In Camp Hemshekh, a Jewish socialist summer camp in Mountaindale, N.Y., where Caroline Chanin first heard Yiddish music, singing was an integral part of the program. At breakfast, in the dimly lit dining room, campers belted out popular camp tunes to the accompaniment of an aging piano; during rest hour, selected campers would rehearse the Yiddish musical numbers for the Visiting Day plays, the midsummer Holocaust commemoration or some other cultural event; and a favorite pastime for campers and counselors alike was sitting with friends under a tree, strumming the guitar, and trying to remember all the lyrics to Bob Dylan and Phil Ochs hits.

It was the early 1970s, and folk was in.

Today, Chanin is a Yiddish singer in her own right, but with a slightly different twist: She is an accomplished mezzo-soprano who has gone against the trend of unadorned Yiddish folk and klezmer music and become a leading singer of Yiddish art songs — sophisticated collaborations between classically trained composers and Yiddish poets. Her repertoire does include folk and theater songs, but because of her operatic style and the frequently complex harmonies of the accompaniment, they sound more like classical pieces than like folk music.

To the music lover unfamiliar with the typical audience at a Yiddish concert, the dichotomy of folk versus art music might seem a bit puzzling. As many Yiddish performers will tell you, most audiences at Yiddish concerts come for the nostalgic experience of hearing — and singing along with — the same familiar tunes, again and again. Runaway favorites are “Tumbalalayka,” “Oyfn Pripetshik” (“On the Hearth”), “Rozhinkes mit Mandlen” (“Raisins and Almonds”) and “Mayn Yidishe Mame.” (“My Jewish Mother”). “Many people just want to hear the songs their grandmothers used to sing to them,” Chanin remarked in an interview with the Forward. “Not that there’s anything wrong with that! But I don’t do it, because frankly, I don’t find it that interesting.”

As a way of introducing the genre to a larger audience, Chanin has just released a CD called “Eybike Lider” (“Eternal Songs”), a rich selection of 19 pieces by a variety of composers. Joyce Rosenzweig, a talented pianist who has collaborated in recital with ensembles from the New York Philharmonic and the St. Paul Chamber Orchestra and performs frequently in concerts throughout North America, Europe and Israel, accompanies Chanin. She is also on the faculty of Hebrew Union College-School of Sacred Music and is the music director of Manhattan’s Congregation Beth Simchat Torah.

Not surprisingly, the music of Lazar Weiner, a well-known, prolific composer of Yiddish art song, cantatas and choral music, figures prominently in this collection. The beauty of this CD, though, is the wide range of composers other than Weiner, and the masterful way in which the various songs are interpreted. “Der Yeger” (“The Hunter”), for example (lyrics by I.L. Peretz and music by Moses Milner), is a short, whimsical piece about a little boy whose fantasies are frustrated by his own shortcomings.
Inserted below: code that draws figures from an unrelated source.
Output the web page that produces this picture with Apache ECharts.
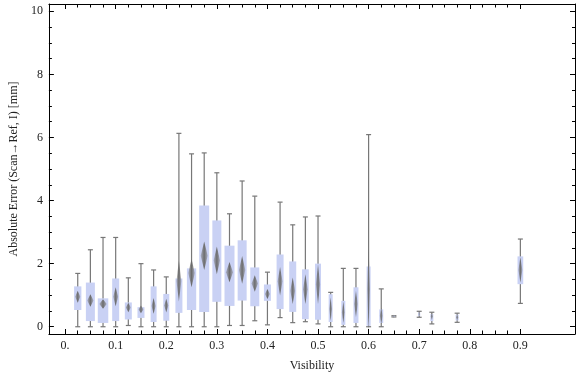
<!DOCTYPE html>
<html>
<head>
<meta charset="utf-8">
<script src="https://cdn.jsdelivr.net/npm/echarts@6/dist/echarts.min.js"></script>
<style>
  html, body { margin: 0; padding: 0; background: #fff; }
  #chart { width: 576px; height: 377px; }
</style>
</head>
<body>
<div id="chart"></div>
<script>
// visibility bins (x) and the box-whisker statistics
const visibility = [0.025, 0.05, 0.075, 0.1, 0.125, 0.15, 0.175, 0.2, 0.225, 0.25,
  0.275, 0.3, 0.325, 0.35, 0.375, 0.4, 0.425, 0.45, 0.475, 0.5,
  0.525, 0.55, 0.575, 0.6, 0.625, 0.65, 0.7, 0.725, 0.775, 0.9]
const whiskerLow = [0.0, 0.0, 0.0, 0.0, 0.04, 0.0, 0.0, 0.0, 0.0, 0.0,
  0.0, 0.0, 0.04, 0.04, 0.19, 0.06, 0.29, 0.13, 0.16, 0.09,
  0.0, 0.0, 0.0, 0.0, 0.0, 0.31, 0.30, 0.09, 0.14, 0.74]
const quart1 = [0.53, 0.18, 0.12, 0.18, 0.23, 0.28, 0.15, 0.19, 0.44, 0.53,
  0.47, 0.79, 0.66, 0.83, 0.65, 0.82, 0.56, 0.47, 0.24, 0.22,
  0.15, 0.06, 0.12, 0.03, 0.12, 0.31, 0.34, 0.18, 0.20, 1.35]
const center = [0.95, 0.83, 0.72, 0.95, 0.61, 0.55, 0.66, 0.67, 1.45, 1.70,
  2.25, 2.10, 1.73, 1.80, 1.37, 1.04, 1.44, 1.14, 1.19, 1.35,
  0.56, 0.46, 0.72, 1.20, 0.35, 0.33, 0.40, 0.33, 0.30, 1.80]
const quart3 = [1.28, 1.40, 0.90, 1.53, 0.77, 0.62, 1.28, 1.04, 1.53, 1.85,
  3.84, 3.37, 2.57, 2.74, 1.88, 1.34, 2.29, 2.07, 1.82, 2.00,
  1.03, 0.82, 1.25, 1.91, 0.55, 0.35, 0.45, 0.40, 0.38, 2.23]
const whiskerHigh = [1.69, 2.44, 2.83, 2.83, 1.55, 2.00, 1.80, 1.58, 6.13, 5.48,
  5.51, 4.88, 3.58, 4.62, 4.14, 1.73, 3.95, 3.23, 3.48, 3.51,
  1.09, 1.85, 1.85, 6.09, 1.20, 0.35, 0.49, 0.46, 0.43, 2.78]
// half height of the confidence diamond
const diamondHalf = [0.19, 0.20, 0.15, 0.30, 0.15, 0.12, 0.25, 0.22, 0.65, 0.45,
  0.45, 0.44, 0.32, 0.44, 0.26, 0.16, 0.45, 0.42, 0.47, 0.63,
  0.37, 0.34, 0.42, 1.30, 0.26, 0.05, 0.08, 0.12, 0.10, 0.40]
// relative box width (sample weight)
const binWeight = [0.73, 0.90, 1.05, 0.70, 0.70, 0.70, 0.60, 0.60, 0.70, 0.93,
  1.00, 0.90, 1.00, 0.90, 0.90, 0.70, 0.70, 0.70, 0.67, 0.60,
  0.40, 0.40, 0.50, 0.40, 0.40, 0.20, 0.20, 0.30, 0.30, 0.57]

const xMajor = [0, 0.1, 0.2, 0.3, 0.4, 0.5, 0.6, 0.7, 0.8, 0.9]
const xLabels = ['0.', '0.1', '0.2', '0.3', '0.4', '0.5', '0.6', '0.7', '0.8', '0.9']
const yMajor = [0, 2, 4, 6, 8, 10]
const yLabels = ['0', '2', '4', '6', '8', '10']

const xMinor = []
for (let i = 0; i <= 36; i++) if (i % 4 !== 0) xMinor.push(+(i * 0.025).toFixed(3))
const yMinor = []
for (let i = 0; i <= 20; i++) if (i % 4 !== 0) yMinor.push(i * 0.5)

const rows = visibility.map((v, i) => [v, whiskerLow[i], quart1[i], center[i],
  quart3[i], whiskerHigh[i], diamondHalf[i], binWeight[i]])

const BOX_PX = 10
const CAP_PX = 5
const lineCol = '#777'
const font = 'Liberation Serif, Times New Roman, serif'

function renderItem (params, api) {
  const x = api.value(0)
  const lo = api.coord([x, api.value(1)])
  const q1 = api.coord([x, api.value(2)])
  const q3 = api.coord([x, api.value(4)])
  const hi = api.coord([x, api.value(5)])
  const dTop = api.coord([x, api.value(3) + api.value(6)])
  const dMid = api.coord([x, api.value(3)])
  const dBot = api.coord([x, api.value(3) - api.value(6)])
  const bw = api.value(7) * BOX_PX
  const dw = bw * 0.7
  const cx = lo[0]
  const lstyle = { stroke: lineCol, lineWidth: 1.2 }
  return {
    type: 'group',
    children: [
      { type: 'line', shape: { x1: cx, y1: lo[1], x2: cx, y2: hi[1] }, style: lstyle },
      { type: 'line', shape: { x1: cx - CAP_PX / 2, y1: lo[1], x2: cx + CAP_PX / 2, y2: lo[1] }, style: lstyle },
      { type: 'line', shape: { x1: cx - CAP_PX / 2, y1: hi[1], x2: cx + CAP_PX / 2, y2: hi[1] }, style: lstyle },
      { type: 'rect', shape: { x: cx - bw / 2, y: q3[1], width: bw, height: Math.max(q1[1] - q3[1], 1) },
        style: { fill: '#c9d1f4' } },
      { type: 'polygon',
        shape: { points: [[cx, dTop[1]], [cx + dw / 2, dMid[1]], [cx, dBot[1]], [cx - dw / 2, dMid[1]]] },
        style: {
          fill: new echarts.graphic.LinearGradient(0, 0, 1, 0, [
            { offset: 0, color: 'rgba(118,118,118,0.4)' },
            { offset: 0.5, color: 'rgba(108,108,108,1)' },
            { offset: 1, color: 'rgba(118,118,118,0.4)' }
          ])
        } }
    ]
  }
}

function pick (vals, labels) {
  return v => {
    let best = 0
    vals.forEach((t, i) => { if (Math.abs(t - v) < Math.abs(vals[best] - v)) best = i })
    return labels[best]
  }
}

const xRange = { min: -0.032, max: 1.008 }
const yRange = { min: -0.23, max: 10.23 }

function axisLine (withLine) {
  return { show: withLine, onZero: false, lineStyle: { color: '#000', width: 1 } }
}

function xAx (pos, ticks, len, withLabel, withLine) {
  return {
    type: 'value', position: pos, ...xRange,
    axisLine: axisLine(withLine),
    axisTick: { show: true, inside: true, length: len, customValues: ticks, lineStyle: { color: '#000' } },
    axisLabel: withLabel
      ? { show: true, customValues: xMajor, formatter: pick(xMajor, xLabels), color: '#222', fontFamily: font, fontSize: 12, margin: 6 }
      : { show: false },
    splitLine: { show: false }
  }
}
function yAx (pos, ticks, len, withLabel, withLine) {
  return {
    type: 'value', position: pos, ...yRange,
    axisLine: axisLine(withLine),
    axisTick: { show: true, inside: true, length: len, customValues: ticks, lineStyle: { color: '#000' } },
    axisLabel: withLabel
      ? { show: true, customValues: yMajor, formatter: pick(yMajor, yLabels), color: '#222', fontFamily: font, fontSize: 12, margin: 6 }
      : { show: false },
    splitLine: { show: false }
  }
}

const xAxes = [
  xAx('bottom', xMajor, 5, true, true),
  xAx('bottom', xMinor, 3.5, false, false),
  xAx('top', xMajor, 5, false, true),
  xAx('top', xMinor, 3.5, false, false)
]
xAxes[0].name = 'Visibility'
xAxes[0].nameLocation = 'middle'
xAxes[0].nameGap = 26
xAxes[0].nameTextStyle = { color: '#222', fontFamily: font, fontSize: 12 }

const yAxes = [
  yAx('left', yMajor, 5, true, true),
  yAx('left', yMinor, 3, false, false),
  yAx('right', yMajor, 5, false, true),
  yAx('right', yMinor, 3, false, false)
]
yAxes[0].name = 'Absolute Error (Scan\u2192Ref, I) [mm]'
yAxes[0].nameLocation = 'middle'
yAxes[0].nameGap = 27
yAxes[0].nameTextStyle = { color: '#222', fontFamily: font, fontSize: 12 }

const chart = echarts.init(document.getElementById('chart'), null, { renderer: 'canvas' })
chart.setOption({
  animation: false,
  backgroundColor: '#fff',
  grid: { left: 36, top: 4, width: 539, height: 333, containLabel: false },
  xAxis: xAxes,
  yAxis: yAxes,
  series: [{
    type: 'custom',
    xAxisIndex: 0,
    yAxisIndex: 0,
    renderItem: renderItem,
    data: rows,
    clip: true
  }]
})
</script>
</body>
</html>
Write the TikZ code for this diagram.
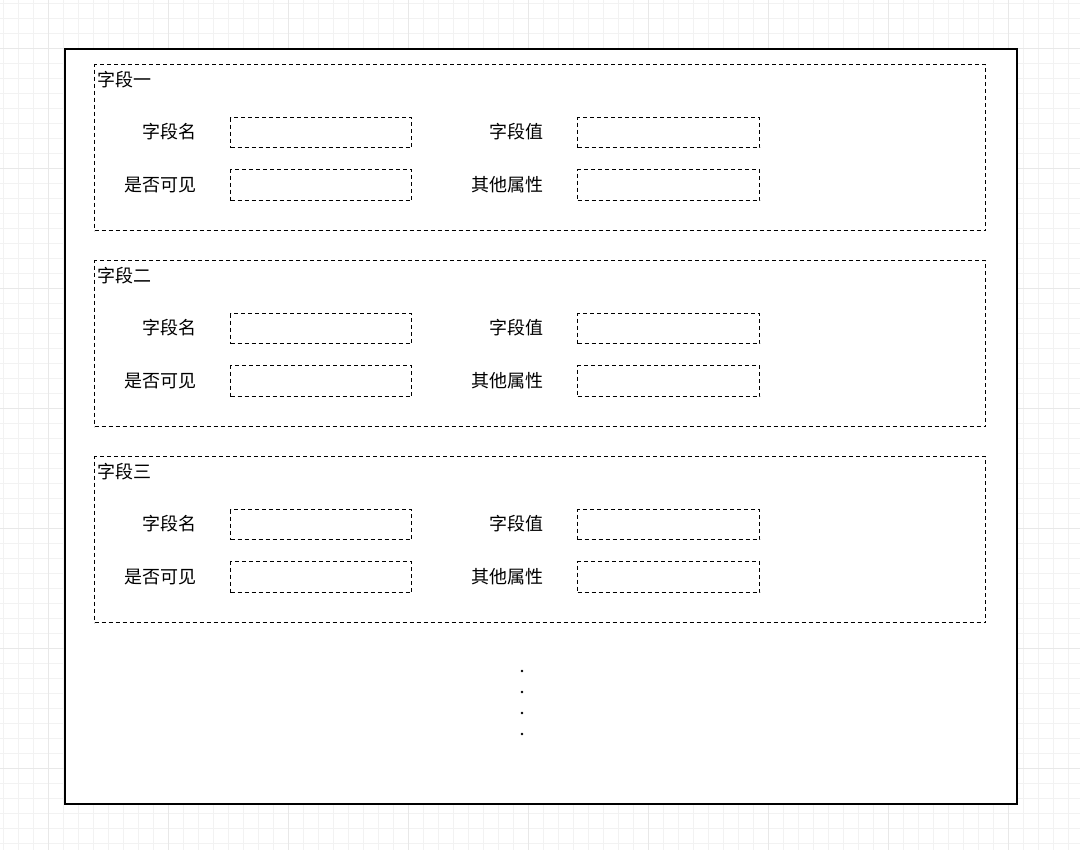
\documentclass[tikz,border=0pt]{standalone}
\usepackage{fontspec}
\newfontfamily\cjk{Noto Sans CJK SC}
\begin{document}
\begin{tikzpicture}[x=1pt,y=-1pt,
  dbox/.style={draw,line width=1.3pt,dash pattern=on 4pt off 3pt},
  lbl/.style={font=\cjk\fontsize{18}{20}\selectfont,inner sep=0pt}]
\useasboundingbox (0,0) rectangle (1080,850);
\fill[white] (0,0) rectangle (1080,850);
\foreach \i in {0,...,72}{
  \draw[black!5,line width=0.5pt] (3+15*\i,0) -- (3+15*\i,850);}
\foreach \i in {0,...,57}{
  \draw[black!5,line width=0.5pt] (0,3+15*\i) -- (1080,3+15*\i);}
\foreach \i in {0,...,8}{
  \draw[black!9,line width=0.8pt] (48+120*\i,0) -- (48+120*\i,850);}
\foreach \i in {0,...,7}{
  \draw[black!9,line width=0.8pt] (0,48+120*\i) -- (1080,48+120*\i);}
\node[draw,line width=1.6pt,fill=white,minimum width=952,minimum height=755,anchor=north west,inner sep=0pt] (outer) at (64,48) {};
\foreach \t/\n [count=\k from 0] in {字段一/a,字段二/b,字段三/c}{
  \pgfmathsetmacro{\oy}{196*\k}
  \begin{scope}[yshift=-\oy]
  \node[dbox,minimum width=891,minimum height=166,anchor=north west,inner sep=0pt] (g\n) at (94,64) {};
  \node[lbl,anchor=west] (t\n) at (97,80) {\t};
  \node[lbl,anchor=east] (l1\n) at (197,132) {字段名};
  \node[dbox,minimum width=181,minimum height=30,anchor=north west,inner sep=0pt] (b1\n) at (230,117) {};
  \node[lbl,anchor=east] (l2\n) at (544,132) {字段值};
  \node[dbox,minimum width=182,minimum height=30,anchor=north west,inner sep=0pt] (b2\n) at (577,117) {};
  \node[lbl,anchor=east] (l3\n) at (197,185) {是否可见};
  \node[dbox,minimum width=181,minimum height=31,anchor=north west,inner sep=0pt] (b3\n) at (230,169) {};
  \node[lbl,anchor=east] (l4\n) at (544,185) {其他属性};
  \node[dbox,minimum width=182,minimum height=31,anchor=north west,inner sep=0pt] (b4\n) at (577,169) {};
  \end{scope}
}
\foreach \y [count=\j] in {671,692,713,734}{
  \fill (522,\y) circle (1.3pt) coordinate (d\j);}
\end{tikzpicture}
\end{document}
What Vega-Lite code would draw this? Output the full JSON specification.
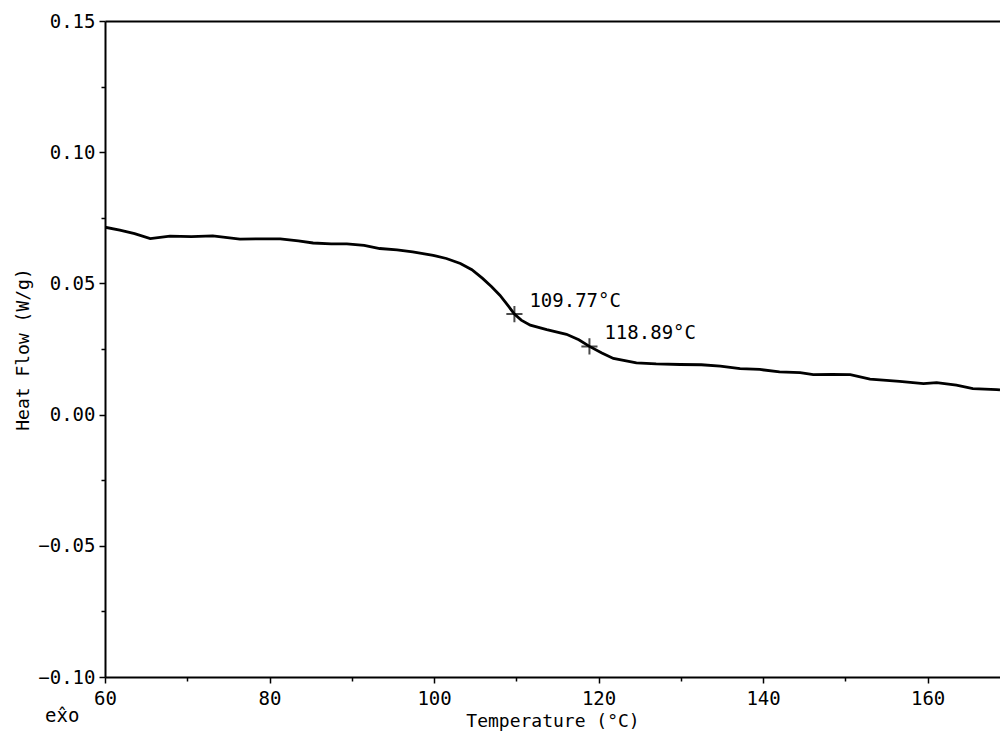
{
  "$schema": "https://vega.github.io/schema/vega-lite/v6.json",
  "width": 895,
  "height": 656,
  "autosize": "none",
  "padding": {"left": 105, "top": 21, "right": 0, "bottom": 57},
  "background": "white",
  "config": {
    "font": "DejaVu Sans Mono",
    "view": {"stroke": null},
    "axis": {"domainColor": "black", "domainWidth": 2, "tickColor": "black", "tickWidth": 1.5, "labelColor": "black", "titleColor": "black", "labelFont": "DejaVu Sans Mono", "titleFont": "DejaVu Sans Mono", "labelFontSize": 19, "titleFontSize": 18, "titleFontWeight": "normal", "grid": false}
  },
  "datasets": {
    "curve": [
      {"T": 60, "hf": 0.0714}, {"T": 61.8, "hf": 0.0703}, {"T": 63.6, "hf": 0.0690}, {"T": 65.5, "hf": 0.0671},
      {"T": 67.9, "hf": 0.0680}, {"T": 70.5, "hf": 0.0678}, {"T": 73.1, "hf": 0.0681}, {"T": 76.4, "hf": 0.0669},
      {"T": 79, "hf": 0.0670}, {"T": 81.3, "hf": 0.0670}, {"T": 83.5, "hf": 0.0662}, {"T": 85.3, "hf": 0.0654},
      {"T": 87.5, "hf": 0.0651}, {"T": 89.4, "hf": 0.0651}, {"T": 91.5, "hf": 0.0645}, {"T": 93.4, "hf": 0.0633},
      {"T": 95.5, "hf": 0.0628}, {"T": 97.4, "hf": 0.0620}, {"T": 99.9, "hf": 0.0607}, {"T": 101.5, "hf": 0.0595},
      {"T": 103.2, "hf": 0.0576}, {"T": 104.6, "hf": 0.0552}, {"T": 105.9, "hf": 0.0519}, {"T": 107, "hf": 0.0487},
      {"T": 108, "hf": 0.0455}, {"T": 109, "hf": 0.0415}, {"T": 109.77, "hf": 0.0383}, {"T": 110.6, "hf": 0.0360},
      {"T": 111.7, "hf": 0.0341}, {"T": 113.7, "hf": 0.0324}, {"T": 116.1, "hf": 0.0306}, {"T": 117.6, "hf": 0.0285},
      {"T": 118.89, "hf": 0.0260}, {"T": 120.4, "hf": 0.0235}, {"T": 121.8, "hf": 0.0214}, {"T": 124.6, "hf": 0.0197},
      {"T": 127, "hf": 0.0193}, {"T": 129.9, "hf": 0.0191}, {"T": 132.5, "hf": 0.0190}, {"T": 134.8, "hf": 0.0185},
      {"T": 137.2, "hf": 0.0175}, {"T": 139.6, "hf": 0.0172}, {"T": 142.0, "hf": 0.0163}, {"T": 144.5, "hf": 0.0160},
      {"T": 146.1, "hf": 0.0152}, {"T": 148.4, "hf": 0.0153}, {"T": 150.6, "hf": 0.0152}, {"T": 153.0, "hf": 0.0135},
      {"T": 156.6, "hf": 0.0127}, {"T": 159.5, "hf": 0.0118}, {"T": 161.1, "hf": 0.0122}, {"T": 163.5, "hf": 0.0112},
      {"T": 165.5, "hf": 0.0099}, {"T": 168.4, "hf": 0.0095}, {"T": 168.8, "hf": 0.0094}
    ],
    "marks": [
      {"T": 109.77, "hf": 0.0383, "label": "109.77°C"},
      {"T": 118.89, "hf": 0.0260, "label": "118.89°C"}
    ],
    "exo": [
      {"T": 54.8, "hf": -0.1148, "label": "ex̂o"}
    ]
  },
  "layer": [
    {
      "data": {"name": "curve"},
      "mark": {"type": "line", "color": "black", "strokeWidth": 2.8, "clip": true},
      "encoding": {
        "x": {"field": "T", "type": "quantitative", "scale": {"domain": [60, 168.8], "nice": false, "zero": false},
          "axis": {"title": "Temperature (°C)", "values": [60, 70, 80, 90, 100, 110, 120, 130, 140, 150, 160],
            "labelExpr": "datum.value % 20 == 0 ? datum.label : ''",
            "tickSize": {"condition": {"test": "datum.value % 20 == 0", "value": 6}, "value": 4},
            "labelPadding": 6, "titlePadding": 4, "labelFlush": false}},
        "y": {"field": "hf", "type": "quantitative", "scale": {"domain": [-0.1, 0.15], "nice": false, "zero": false},
          "axis": {"title": "Heat Flow (W/g)", "values": [-0.1, -0.075, -0.05, -0.025, 0, 0.025, 0.05, 0.075, 0.1, 0.125, 0.15],
            "labelExpr": "abs(datum.value*20 - round(datum.value*20)) < 0.001 ? format(datum.value, '.2f') : ''",
            "tickSize": {"condition": {"test": "abs(datum.value*20 - round(datum.value*20)) < 0.001", "value": 6}, "value": 4},
            "labelPadding": 4, "titlePadding": 5, "labelFlush": false}}
      }
    },
    {
      "data": {"name": "marks"},
      "mark": {"type": "point", "shape": "M-1,0L1,0M0,-1L0,1", "filled": false, "stroke": "black", "strokeWidth": 2, "size": 260},
      "encoding": {
        "x": {"field": "T", "type": "quantitative", "axis": {"orient": "top", "labels": false, "ticks": false, "title": null, "domainWidth": 2}},
        "y": {"field": "hf", "type": "quantitative", "axis": null}
      }
    },
    {
      "data": {"name": "marks"},
      "mark": {"type": "text", "align": "left", "baseline": "middle", "dx": 15, "dy": -13, "fontSize": 19, "font": "DejaVu Sans Mono", "color": "black"},
      "encoding": {
        "x": {"field": "T", "type": "quantitative", "axis": null},
        "y": {"field": "hf", "type": "quantitative", "axis": null},
        "text": {"field": "label"}
      }
    },
    {
      "data": {"name": "exo"},
      "mark": {"type": "text", "align": "center", "baseline": "middle", "fontSize": 19, "font": "DejaVu Sans Mono", "color": "black", "clip": false},
      "encoding": {
        "x": {"field": "T", "type": "quantitative", "axis": null},
        "y": {"field": "hf", "type": "quantitative", "axis": null},
        "text": {"field": "label"}
      }
    }
  ],
  "resolve": {"axis": {"x": "independent", "y": "independent"}}
}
As a way of humorously winking to their listeners, Chanin and Rosenzweig end the piece abruptly, thereby cleverly mimicking a child’s well-known tantrum, tactic of banging shut the door behind him.

In “Viglid” (“Lullaby”) and “Umru Mayner” (“My Unrest”), Rosenzweig’s arrangement helps create a haunting, dreamy mood suitable to the text. Even more importantly for a language often saddled with the lament of being old fashioned and out of touch, Rosenzweig imbues it with a refreshingly contemporary American accompaniment, thereby helping to bring Yiddish music into the 21st century.

However, there is one shortcoming to the CD: The accompanying blurbs list the 19 songs in three different places, but nowhere does the CD clearly differentiate the lyricist from the composer, leaving the listener to figure out who’s who on his own. If one of its goals was to attract new listeners to Yiddish music, more care should have been taken in educating a potentially new audience.

Nevertheless, the CD is a marvelous treat for those who have been thirsting to hear a new Yiddish repertoire. Its artistry will, hopefully, inspire other Yiddish poets, musicians and singers to challenge their nostalgic audiences beyond the familiar drone of tumbala, tumbala, tumbalalayka.…

Rukhl Schaechter is on the staff of the Forverts and sings alto in the Jewish Philharmonic Chorus.